Requirements>
Retype, exactly as they stand, the lines from the start of the data to the line that contains "import seaborn as sns", both ends included. Leave the pictures out.

Data section>
"""
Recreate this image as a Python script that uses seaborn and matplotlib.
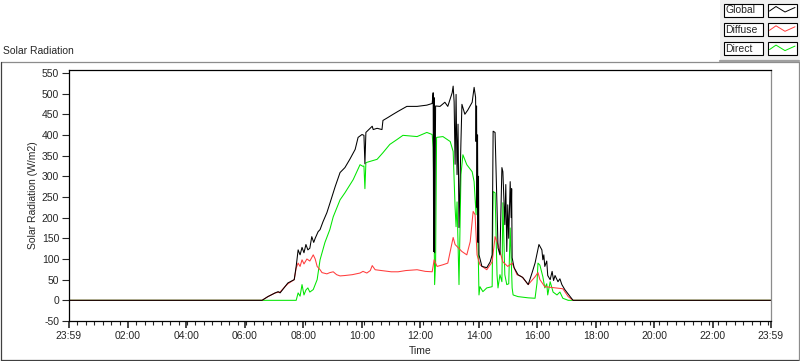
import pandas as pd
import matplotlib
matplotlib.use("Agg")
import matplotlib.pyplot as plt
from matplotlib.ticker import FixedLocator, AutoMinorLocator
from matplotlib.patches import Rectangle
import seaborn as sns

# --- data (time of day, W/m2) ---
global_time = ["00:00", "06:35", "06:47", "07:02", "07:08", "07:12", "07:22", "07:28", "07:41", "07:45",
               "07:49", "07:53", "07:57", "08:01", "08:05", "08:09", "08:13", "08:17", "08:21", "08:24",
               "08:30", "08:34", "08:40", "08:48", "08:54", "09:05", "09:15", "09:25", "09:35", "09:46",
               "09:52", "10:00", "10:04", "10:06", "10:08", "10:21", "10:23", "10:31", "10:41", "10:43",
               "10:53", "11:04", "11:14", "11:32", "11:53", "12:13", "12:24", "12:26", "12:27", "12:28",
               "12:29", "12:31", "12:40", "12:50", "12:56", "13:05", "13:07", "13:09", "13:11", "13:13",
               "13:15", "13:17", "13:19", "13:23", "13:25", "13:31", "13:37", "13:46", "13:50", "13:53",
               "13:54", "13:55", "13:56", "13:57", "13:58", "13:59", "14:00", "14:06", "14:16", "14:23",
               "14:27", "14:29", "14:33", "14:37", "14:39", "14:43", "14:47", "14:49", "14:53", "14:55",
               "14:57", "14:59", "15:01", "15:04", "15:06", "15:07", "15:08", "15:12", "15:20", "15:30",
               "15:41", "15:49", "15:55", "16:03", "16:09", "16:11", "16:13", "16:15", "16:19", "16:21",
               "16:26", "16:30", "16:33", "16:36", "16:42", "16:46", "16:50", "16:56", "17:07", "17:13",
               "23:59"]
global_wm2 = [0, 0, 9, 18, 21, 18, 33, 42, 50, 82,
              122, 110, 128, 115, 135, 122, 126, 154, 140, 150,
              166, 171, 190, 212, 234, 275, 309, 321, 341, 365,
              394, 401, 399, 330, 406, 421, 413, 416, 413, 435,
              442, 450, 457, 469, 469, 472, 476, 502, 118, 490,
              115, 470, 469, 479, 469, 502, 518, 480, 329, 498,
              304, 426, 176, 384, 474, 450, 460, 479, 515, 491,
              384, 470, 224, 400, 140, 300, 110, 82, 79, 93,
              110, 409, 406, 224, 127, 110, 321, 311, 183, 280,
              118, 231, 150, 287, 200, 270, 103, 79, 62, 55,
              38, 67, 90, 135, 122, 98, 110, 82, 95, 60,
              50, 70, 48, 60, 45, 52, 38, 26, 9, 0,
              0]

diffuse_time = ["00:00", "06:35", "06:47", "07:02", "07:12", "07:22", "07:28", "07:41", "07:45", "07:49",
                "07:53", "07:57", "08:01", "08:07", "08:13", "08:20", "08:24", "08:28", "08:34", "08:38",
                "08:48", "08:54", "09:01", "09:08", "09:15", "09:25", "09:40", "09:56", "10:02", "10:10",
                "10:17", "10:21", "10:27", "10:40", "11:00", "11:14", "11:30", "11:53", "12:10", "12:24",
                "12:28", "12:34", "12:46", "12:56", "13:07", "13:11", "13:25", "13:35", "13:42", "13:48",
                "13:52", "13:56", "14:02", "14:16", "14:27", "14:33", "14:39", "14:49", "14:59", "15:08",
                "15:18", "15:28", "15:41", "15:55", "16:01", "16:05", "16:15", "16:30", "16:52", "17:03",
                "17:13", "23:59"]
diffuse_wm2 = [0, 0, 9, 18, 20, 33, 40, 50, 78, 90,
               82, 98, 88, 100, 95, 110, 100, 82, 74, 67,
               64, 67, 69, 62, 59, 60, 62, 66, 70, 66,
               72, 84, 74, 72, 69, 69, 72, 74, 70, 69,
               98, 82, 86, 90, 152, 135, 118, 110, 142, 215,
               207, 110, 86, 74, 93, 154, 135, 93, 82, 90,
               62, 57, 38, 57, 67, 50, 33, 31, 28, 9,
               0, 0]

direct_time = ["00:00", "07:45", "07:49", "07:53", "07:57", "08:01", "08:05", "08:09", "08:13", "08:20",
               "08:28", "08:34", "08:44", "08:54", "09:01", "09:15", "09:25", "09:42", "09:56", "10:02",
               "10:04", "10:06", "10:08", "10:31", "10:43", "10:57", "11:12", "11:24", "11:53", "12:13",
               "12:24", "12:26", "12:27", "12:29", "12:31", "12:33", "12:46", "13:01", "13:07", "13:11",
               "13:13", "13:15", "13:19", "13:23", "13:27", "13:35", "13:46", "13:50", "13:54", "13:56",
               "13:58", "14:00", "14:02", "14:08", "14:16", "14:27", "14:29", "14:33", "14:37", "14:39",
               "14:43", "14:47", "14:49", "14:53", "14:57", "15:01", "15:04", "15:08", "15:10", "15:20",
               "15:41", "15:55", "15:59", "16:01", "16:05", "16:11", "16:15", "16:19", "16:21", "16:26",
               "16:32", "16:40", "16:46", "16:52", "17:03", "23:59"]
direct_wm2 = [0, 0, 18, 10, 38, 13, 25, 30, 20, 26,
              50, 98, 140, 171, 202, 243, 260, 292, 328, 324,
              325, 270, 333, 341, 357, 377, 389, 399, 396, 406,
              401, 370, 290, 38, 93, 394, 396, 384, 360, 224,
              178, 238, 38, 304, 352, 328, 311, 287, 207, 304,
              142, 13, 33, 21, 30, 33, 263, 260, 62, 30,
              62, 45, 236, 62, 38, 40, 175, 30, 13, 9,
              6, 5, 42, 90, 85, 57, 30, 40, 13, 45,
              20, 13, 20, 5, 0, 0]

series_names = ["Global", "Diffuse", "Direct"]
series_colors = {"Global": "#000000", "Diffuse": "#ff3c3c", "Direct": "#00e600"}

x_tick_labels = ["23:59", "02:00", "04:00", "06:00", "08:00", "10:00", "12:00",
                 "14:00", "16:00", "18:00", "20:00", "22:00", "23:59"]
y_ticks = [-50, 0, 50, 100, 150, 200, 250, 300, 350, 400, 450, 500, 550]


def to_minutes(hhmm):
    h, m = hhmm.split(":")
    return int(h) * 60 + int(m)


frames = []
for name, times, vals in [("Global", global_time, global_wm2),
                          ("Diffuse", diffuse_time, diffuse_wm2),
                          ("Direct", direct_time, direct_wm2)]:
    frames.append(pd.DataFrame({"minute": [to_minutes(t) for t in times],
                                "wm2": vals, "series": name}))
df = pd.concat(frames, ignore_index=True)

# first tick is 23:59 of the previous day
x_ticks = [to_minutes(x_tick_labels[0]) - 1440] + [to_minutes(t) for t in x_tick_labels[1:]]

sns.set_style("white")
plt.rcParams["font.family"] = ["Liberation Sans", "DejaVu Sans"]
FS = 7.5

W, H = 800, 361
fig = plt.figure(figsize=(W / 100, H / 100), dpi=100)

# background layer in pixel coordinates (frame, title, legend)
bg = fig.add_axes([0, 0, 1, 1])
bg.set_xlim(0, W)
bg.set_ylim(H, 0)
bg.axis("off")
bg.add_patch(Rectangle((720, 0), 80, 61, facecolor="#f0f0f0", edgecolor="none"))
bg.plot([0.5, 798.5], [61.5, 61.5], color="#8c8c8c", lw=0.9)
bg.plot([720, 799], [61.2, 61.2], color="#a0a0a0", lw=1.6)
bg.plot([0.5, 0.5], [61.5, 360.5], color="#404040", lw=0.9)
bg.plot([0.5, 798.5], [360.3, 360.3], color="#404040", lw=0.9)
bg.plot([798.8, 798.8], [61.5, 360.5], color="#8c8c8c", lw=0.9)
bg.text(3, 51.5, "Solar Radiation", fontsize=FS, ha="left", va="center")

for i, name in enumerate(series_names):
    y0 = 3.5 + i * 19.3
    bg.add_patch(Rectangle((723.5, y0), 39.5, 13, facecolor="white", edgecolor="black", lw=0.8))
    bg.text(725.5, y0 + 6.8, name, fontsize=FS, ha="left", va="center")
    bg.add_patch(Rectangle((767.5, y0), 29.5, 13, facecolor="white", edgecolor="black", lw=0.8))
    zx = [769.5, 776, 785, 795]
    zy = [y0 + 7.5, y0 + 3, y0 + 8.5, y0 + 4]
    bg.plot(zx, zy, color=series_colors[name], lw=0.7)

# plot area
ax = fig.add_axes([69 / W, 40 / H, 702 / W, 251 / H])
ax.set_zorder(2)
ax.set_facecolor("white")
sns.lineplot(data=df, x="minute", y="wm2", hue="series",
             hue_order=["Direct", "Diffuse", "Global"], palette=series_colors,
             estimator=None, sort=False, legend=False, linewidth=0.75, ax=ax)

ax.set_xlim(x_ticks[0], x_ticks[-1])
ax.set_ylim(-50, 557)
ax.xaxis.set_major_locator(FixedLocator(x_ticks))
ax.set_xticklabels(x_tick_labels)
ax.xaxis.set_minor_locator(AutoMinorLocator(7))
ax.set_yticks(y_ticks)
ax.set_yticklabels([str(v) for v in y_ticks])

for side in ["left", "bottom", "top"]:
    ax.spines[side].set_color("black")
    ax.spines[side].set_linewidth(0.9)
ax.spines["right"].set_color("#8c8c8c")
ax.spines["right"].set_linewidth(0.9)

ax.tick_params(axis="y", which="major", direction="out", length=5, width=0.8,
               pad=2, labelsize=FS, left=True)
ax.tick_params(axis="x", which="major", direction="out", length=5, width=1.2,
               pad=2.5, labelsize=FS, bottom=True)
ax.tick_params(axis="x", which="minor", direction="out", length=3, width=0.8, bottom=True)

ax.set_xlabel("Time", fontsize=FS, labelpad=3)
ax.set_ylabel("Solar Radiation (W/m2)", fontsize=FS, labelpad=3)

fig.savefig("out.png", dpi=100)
"""
The result>
Recreate this image as a Python script that uses seaborn and matplotlib.
import pandas as pd
import matplotlib
matplotlib.use("Agg")
import matplotlib.pyplot as plt
from matplotlib.ticker import FixedLocator, AutoMinorLocator
from matplotlib.patches import Rectangle
import seaborn as sns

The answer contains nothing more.